Collected data
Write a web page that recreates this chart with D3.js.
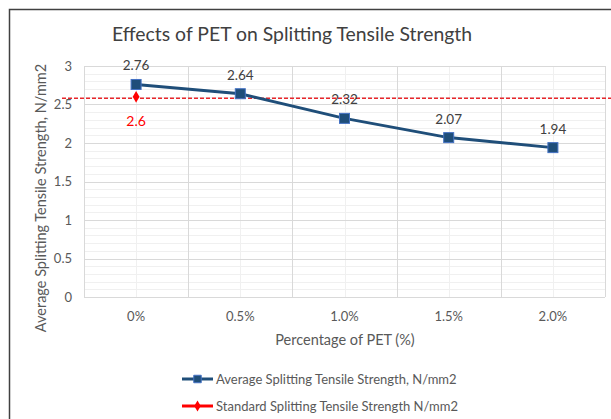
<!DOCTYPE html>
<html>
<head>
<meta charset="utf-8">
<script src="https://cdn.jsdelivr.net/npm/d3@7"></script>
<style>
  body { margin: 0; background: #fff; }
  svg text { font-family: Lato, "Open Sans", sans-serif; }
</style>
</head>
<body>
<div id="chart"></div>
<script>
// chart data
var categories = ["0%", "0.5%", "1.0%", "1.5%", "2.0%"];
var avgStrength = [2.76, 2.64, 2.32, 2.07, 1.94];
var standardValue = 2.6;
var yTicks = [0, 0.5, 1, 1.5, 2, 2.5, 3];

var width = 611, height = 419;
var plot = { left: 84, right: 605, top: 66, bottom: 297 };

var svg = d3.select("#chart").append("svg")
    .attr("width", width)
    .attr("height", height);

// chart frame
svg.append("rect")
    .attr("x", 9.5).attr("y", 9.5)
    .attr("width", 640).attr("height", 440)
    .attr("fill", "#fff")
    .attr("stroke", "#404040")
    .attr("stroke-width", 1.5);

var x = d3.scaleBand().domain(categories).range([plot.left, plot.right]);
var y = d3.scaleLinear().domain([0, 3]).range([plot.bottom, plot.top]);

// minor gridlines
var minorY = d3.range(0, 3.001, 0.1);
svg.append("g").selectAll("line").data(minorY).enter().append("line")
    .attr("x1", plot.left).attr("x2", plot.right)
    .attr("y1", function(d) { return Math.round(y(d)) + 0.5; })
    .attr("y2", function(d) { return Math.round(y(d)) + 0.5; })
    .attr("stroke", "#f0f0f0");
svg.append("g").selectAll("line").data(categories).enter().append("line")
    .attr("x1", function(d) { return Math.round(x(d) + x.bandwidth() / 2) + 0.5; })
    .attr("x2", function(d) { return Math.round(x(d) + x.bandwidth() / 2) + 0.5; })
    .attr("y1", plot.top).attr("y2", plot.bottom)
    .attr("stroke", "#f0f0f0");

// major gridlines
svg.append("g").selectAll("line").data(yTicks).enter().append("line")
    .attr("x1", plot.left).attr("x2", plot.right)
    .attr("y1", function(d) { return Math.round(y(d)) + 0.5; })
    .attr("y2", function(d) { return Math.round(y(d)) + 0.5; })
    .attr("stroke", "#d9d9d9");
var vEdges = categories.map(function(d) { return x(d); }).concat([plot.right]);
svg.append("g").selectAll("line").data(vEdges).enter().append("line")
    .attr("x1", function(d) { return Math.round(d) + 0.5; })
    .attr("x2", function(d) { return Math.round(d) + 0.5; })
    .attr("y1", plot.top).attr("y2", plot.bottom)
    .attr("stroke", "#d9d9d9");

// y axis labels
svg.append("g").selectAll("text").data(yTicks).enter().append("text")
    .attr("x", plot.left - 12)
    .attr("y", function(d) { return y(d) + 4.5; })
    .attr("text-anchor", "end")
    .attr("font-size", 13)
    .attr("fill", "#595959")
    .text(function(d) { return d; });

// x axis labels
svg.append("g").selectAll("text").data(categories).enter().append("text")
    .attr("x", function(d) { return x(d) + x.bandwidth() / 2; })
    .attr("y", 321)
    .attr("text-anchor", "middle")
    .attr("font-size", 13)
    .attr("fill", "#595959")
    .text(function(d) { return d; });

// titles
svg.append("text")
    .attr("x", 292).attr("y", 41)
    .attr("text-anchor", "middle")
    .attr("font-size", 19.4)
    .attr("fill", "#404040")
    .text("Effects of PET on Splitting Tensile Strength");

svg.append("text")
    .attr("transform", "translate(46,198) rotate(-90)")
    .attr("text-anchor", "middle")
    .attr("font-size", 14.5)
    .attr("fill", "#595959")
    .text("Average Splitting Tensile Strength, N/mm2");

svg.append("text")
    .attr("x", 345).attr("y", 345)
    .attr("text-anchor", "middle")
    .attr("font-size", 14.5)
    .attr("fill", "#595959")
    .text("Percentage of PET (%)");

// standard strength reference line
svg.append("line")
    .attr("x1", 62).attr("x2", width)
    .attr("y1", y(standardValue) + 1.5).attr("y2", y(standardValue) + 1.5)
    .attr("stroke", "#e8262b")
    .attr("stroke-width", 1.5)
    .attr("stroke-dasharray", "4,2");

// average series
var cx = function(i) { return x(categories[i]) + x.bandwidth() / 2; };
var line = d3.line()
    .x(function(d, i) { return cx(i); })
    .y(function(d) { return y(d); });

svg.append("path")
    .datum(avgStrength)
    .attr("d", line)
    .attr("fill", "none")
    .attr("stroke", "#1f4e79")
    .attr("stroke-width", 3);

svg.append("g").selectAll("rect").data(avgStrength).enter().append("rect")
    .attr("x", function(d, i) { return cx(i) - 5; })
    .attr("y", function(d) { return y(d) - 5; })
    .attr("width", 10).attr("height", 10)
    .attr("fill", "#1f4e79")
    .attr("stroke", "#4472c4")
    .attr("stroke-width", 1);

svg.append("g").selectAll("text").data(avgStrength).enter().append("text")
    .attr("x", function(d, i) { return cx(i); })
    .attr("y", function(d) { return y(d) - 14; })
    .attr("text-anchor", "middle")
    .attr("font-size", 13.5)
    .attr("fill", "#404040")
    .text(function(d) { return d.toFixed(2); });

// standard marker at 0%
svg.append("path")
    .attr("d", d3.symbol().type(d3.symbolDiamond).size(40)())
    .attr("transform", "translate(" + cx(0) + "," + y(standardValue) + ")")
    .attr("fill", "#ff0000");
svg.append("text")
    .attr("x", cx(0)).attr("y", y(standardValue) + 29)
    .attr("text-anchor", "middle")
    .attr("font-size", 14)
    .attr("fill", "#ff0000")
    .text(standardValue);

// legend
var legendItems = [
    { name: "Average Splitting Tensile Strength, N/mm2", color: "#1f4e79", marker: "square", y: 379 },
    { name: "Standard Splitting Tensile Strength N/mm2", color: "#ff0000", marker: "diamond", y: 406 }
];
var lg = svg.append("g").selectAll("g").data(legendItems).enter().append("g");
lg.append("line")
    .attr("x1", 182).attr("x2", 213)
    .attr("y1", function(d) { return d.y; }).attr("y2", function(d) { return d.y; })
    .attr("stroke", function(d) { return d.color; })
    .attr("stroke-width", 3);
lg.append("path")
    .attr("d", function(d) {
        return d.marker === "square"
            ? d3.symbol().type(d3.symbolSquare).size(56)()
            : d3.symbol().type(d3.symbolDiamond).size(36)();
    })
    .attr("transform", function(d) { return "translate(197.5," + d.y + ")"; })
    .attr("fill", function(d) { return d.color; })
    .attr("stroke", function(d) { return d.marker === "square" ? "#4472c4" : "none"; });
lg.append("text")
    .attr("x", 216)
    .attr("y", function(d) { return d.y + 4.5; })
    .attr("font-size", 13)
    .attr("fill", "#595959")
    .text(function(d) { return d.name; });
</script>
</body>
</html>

What you have to do
Restate, line by line and word for word, everything from the top of the material through the line that contains "d3.scaleLinear().domain([0, 3]).range([plot.bottom, plot.top]);". Leave pictures out.

Completed exercise
Write a web page that recreates this chart with D3.js.
<!DOCTYPE html>
<html>
<head>
<meta charset="utf-8">
<script src="https://cdn.jsdelivr.net/npm/d3@7"></script>
<style>
  body { margin: 0; background: #fff; }
  svg text { font-family: Lato, "Open Sans", sans-serif; }
</style>
</head>
<body>
<div id="chart"></div>
<script>
// chart data
var categories = ["0%", "0.5%", "1.0%", "1.5%", "2.0%"];
var avgStrength = [2.76, 2.64, 2.32, 2.07, 1.94];
var standardValue = 2.6;
var yTicks = [0, 0.5, 1, 1.5, 2, 2.5, 3];

var width = 611, height = 419;
var plot = { left: 84, right: 605, top: 66, bottom: 297 };

var svg = d3.select("#chart").append("svg")
    .attr("width", width)
    .attr("height", height);

// chart frame
svg.append("rect")
    .attr("x", 9.5).attr("y", 9.5)
    .attr("width", 640).attr("height", 440)
    .attr("fill", "#fff")
    .attr("stroke", "#404040")
    .attr("stroke-width", 1.5);

var x = d3.scaleBand().domain(categories).range([plot.left, plot.right]);
var y = d3.scaleLinear().domain([0, 3]).range([plot.bottom, plot.top]);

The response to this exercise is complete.